-- START OF ITEMS --

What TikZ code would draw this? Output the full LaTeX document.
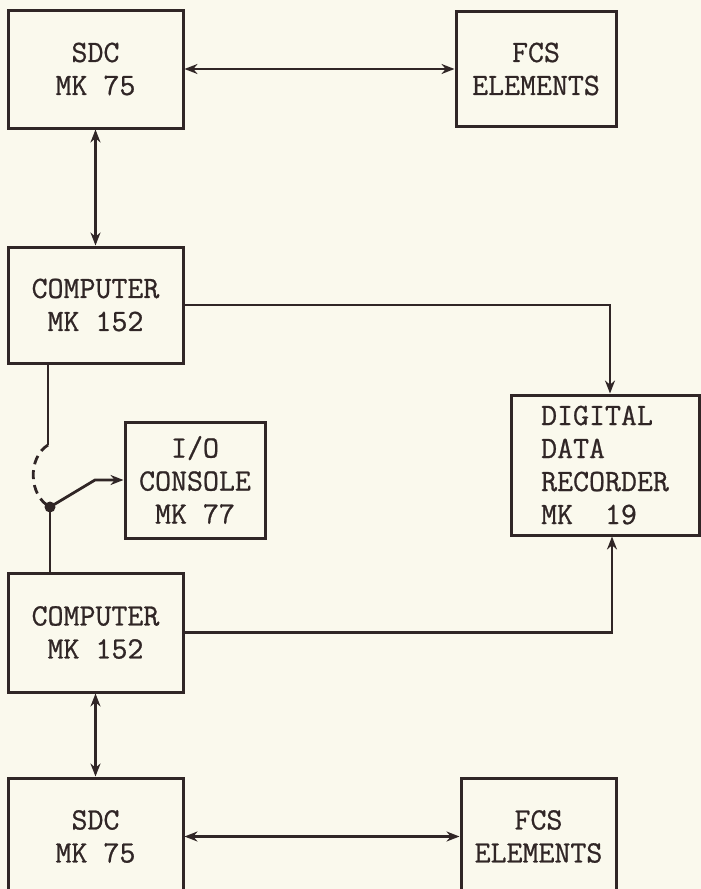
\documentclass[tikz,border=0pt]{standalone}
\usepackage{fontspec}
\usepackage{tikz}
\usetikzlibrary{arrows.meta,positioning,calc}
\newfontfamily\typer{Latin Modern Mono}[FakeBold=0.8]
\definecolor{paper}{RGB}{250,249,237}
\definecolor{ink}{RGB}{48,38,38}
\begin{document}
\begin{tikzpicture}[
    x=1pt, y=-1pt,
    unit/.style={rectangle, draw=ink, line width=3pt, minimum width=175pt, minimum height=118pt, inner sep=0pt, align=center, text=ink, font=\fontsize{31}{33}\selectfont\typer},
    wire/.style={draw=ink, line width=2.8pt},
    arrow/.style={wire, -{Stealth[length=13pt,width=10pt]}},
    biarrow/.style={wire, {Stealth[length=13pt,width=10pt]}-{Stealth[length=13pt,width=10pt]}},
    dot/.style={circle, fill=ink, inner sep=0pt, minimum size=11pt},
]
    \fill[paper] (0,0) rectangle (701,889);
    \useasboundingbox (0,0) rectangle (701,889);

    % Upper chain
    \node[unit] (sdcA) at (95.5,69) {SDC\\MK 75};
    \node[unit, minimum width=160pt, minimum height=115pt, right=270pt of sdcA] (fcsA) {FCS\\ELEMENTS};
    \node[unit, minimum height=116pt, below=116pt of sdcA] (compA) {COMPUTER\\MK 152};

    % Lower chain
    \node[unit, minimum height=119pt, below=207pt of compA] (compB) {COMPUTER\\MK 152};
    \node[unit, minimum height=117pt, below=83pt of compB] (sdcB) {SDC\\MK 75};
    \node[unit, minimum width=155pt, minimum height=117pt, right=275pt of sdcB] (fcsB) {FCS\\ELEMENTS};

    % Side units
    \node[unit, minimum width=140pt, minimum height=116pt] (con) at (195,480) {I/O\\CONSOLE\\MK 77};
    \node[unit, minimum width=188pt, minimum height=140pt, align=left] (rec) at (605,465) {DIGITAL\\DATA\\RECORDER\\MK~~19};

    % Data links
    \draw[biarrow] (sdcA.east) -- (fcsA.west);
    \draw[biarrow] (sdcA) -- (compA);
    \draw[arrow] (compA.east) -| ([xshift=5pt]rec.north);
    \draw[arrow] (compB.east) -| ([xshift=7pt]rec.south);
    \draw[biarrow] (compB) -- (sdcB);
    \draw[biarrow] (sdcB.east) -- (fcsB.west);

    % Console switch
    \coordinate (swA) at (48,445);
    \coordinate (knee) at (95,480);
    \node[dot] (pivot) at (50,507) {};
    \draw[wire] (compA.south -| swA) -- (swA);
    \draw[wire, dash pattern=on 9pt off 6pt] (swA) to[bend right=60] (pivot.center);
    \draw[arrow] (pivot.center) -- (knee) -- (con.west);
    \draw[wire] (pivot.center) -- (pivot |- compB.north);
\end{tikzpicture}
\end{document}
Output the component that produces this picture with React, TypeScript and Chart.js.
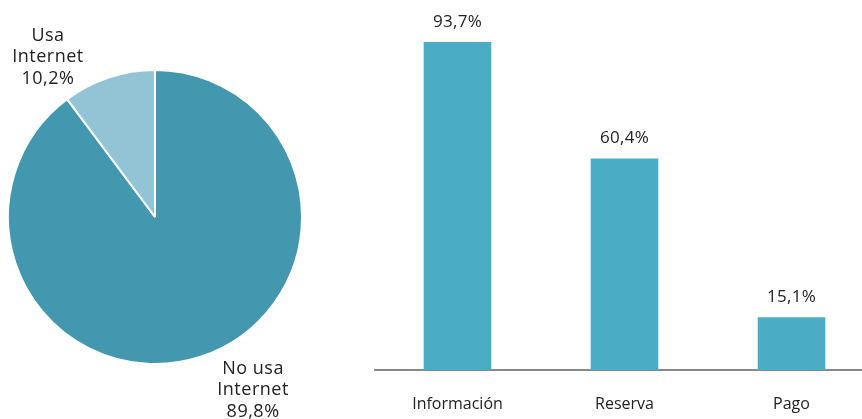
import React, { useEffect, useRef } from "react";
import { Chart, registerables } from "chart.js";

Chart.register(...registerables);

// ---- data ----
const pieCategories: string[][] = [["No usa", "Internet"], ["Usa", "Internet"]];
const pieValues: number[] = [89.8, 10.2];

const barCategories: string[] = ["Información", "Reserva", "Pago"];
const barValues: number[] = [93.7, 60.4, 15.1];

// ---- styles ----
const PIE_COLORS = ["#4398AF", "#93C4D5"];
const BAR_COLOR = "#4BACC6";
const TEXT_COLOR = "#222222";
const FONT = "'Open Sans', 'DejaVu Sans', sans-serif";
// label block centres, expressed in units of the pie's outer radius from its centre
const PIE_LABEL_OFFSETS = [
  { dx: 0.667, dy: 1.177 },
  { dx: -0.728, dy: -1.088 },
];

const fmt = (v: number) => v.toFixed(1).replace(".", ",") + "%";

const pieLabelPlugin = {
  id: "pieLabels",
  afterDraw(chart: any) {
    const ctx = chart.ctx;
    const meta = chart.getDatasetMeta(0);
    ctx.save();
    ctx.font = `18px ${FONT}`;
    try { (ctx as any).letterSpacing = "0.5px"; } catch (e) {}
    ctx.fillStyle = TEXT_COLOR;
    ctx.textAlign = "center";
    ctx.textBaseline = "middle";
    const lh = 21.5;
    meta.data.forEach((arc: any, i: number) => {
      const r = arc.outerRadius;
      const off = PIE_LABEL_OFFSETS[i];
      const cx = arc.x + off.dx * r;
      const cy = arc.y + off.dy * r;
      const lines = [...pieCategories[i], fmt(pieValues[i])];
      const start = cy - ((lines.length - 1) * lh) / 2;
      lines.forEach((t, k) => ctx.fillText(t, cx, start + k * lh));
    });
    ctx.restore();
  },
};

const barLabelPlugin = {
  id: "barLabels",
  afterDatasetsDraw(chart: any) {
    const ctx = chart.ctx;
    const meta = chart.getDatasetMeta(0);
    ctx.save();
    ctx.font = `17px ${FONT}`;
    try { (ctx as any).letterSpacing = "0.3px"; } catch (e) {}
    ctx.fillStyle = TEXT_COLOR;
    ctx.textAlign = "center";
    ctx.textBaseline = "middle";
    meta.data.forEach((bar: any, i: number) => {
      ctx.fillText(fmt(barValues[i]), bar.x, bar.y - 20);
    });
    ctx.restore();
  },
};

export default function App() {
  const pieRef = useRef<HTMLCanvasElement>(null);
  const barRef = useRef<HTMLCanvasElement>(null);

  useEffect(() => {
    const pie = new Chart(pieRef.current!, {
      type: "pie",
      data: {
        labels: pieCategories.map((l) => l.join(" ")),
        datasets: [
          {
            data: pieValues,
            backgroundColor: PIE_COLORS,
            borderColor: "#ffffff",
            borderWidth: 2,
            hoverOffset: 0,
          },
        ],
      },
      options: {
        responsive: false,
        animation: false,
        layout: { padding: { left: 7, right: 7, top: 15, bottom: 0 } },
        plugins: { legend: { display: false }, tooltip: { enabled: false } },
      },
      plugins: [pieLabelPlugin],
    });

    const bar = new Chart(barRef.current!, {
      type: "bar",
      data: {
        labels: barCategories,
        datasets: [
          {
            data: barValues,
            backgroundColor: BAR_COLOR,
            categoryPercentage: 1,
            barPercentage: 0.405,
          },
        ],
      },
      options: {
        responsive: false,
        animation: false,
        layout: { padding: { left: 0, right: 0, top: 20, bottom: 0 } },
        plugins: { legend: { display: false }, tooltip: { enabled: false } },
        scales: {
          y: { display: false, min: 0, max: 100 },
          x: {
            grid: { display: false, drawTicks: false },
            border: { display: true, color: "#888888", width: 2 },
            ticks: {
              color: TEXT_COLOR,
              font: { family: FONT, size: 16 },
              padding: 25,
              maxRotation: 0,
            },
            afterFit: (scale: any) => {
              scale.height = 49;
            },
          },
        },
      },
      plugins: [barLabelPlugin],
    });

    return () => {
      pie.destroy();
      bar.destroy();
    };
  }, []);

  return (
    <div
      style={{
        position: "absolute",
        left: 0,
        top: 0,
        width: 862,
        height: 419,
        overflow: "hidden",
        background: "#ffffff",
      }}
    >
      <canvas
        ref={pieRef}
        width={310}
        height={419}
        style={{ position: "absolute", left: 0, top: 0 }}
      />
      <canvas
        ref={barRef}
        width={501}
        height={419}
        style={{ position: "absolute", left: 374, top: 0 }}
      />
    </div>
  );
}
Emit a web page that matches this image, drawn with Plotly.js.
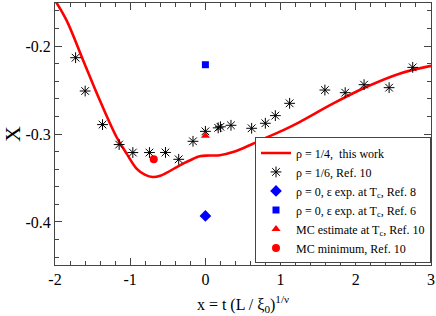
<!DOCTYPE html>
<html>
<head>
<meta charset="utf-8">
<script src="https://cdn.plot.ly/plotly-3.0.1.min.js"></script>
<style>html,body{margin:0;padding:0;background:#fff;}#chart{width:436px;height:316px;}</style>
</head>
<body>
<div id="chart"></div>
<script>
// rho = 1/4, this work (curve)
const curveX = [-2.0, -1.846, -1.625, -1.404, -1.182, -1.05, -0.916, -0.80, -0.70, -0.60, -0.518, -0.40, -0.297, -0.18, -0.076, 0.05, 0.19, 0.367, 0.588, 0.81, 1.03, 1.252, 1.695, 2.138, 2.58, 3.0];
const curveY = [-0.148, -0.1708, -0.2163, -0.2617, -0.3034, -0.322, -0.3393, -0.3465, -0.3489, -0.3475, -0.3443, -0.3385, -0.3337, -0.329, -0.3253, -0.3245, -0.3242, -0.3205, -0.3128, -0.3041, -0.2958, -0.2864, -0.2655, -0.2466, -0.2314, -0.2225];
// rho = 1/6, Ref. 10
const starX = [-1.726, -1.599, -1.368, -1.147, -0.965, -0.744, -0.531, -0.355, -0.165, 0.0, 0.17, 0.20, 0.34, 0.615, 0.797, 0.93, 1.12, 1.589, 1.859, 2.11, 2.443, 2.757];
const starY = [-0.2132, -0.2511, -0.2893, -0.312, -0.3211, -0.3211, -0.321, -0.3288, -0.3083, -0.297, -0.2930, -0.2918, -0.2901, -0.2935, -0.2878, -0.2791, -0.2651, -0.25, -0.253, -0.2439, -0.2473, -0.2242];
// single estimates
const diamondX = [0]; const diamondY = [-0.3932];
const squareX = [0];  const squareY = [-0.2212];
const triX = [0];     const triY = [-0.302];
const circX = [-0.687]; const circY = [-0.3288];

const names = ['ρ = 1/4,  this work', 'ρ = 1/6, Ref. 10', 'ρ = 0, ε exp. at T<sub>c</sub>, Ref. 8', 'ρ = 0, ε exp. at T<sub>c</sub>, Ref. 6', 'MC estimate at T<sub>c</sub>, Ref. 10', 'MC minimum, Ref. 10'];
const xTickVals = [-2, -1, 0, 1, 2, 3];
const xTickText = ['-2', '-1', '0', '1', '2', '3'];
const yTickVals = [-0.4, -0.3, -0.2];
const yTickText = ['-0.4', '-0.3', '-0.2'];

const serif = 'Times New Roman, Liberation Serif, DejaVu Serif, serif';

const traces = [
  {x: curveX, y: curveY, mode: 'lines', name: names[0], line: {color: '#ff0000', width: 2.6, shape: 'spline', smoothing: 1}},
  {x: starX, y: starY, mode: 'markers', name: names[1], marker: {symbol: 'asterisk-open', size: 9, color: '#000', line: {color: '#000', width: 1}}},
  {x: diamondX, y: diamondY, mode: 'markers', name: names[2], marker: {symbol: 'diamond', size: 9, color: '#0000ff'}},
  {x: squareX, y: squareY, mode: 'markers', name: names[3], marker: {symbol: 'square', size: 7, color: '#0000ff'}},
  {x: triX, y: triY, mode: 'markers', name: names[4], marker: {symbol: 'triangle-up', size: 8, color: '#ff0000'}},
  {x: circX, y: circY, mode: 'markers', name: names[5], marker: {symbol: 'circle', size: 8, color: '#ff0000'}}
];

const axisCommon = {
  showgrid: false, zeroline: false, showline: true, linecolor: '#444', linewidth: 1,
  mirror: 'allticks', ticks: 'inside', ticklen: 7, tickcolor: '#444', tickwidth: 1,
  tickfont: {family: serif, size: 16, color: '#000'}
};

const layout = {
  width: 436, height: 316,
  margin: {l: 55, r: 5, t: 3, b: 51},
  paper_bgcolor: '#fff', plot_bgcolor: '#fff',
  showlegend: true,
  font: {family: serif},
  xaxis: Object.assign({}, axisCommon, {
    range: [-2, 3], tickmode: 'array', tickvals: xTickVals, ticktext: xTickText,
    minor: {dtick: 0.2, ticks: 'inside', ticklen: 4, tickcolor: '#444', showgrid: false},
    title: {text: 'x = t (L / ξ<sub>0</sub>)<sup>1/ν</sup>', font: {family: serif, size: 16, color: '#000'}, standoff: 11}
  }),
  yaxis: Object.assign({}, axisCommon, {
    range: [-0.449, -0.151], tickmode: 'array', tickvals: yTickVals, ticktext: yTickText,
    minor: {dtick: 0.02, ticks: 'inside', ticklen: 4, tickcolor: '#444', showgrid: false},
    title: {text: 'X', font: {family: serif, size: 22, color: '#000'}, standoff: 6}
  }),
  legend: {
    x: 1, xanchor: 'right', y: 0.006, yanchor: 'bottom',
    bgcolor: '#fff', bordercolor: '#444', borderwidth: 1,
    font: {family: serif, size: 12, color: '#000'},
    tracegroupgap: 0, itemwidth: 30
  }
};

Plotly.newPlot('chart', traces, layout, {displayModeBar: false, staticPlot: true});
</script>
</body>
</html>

-- END OF ITEMS --

WRITTEN PROBLEM >> Which lines contain "with"? Show each of them.

FINAL RESULT >>
Output the component that produces this picture with React, TypeScript and Chart.js.
Emit a web page that matches this image, drawn with Plotly.js.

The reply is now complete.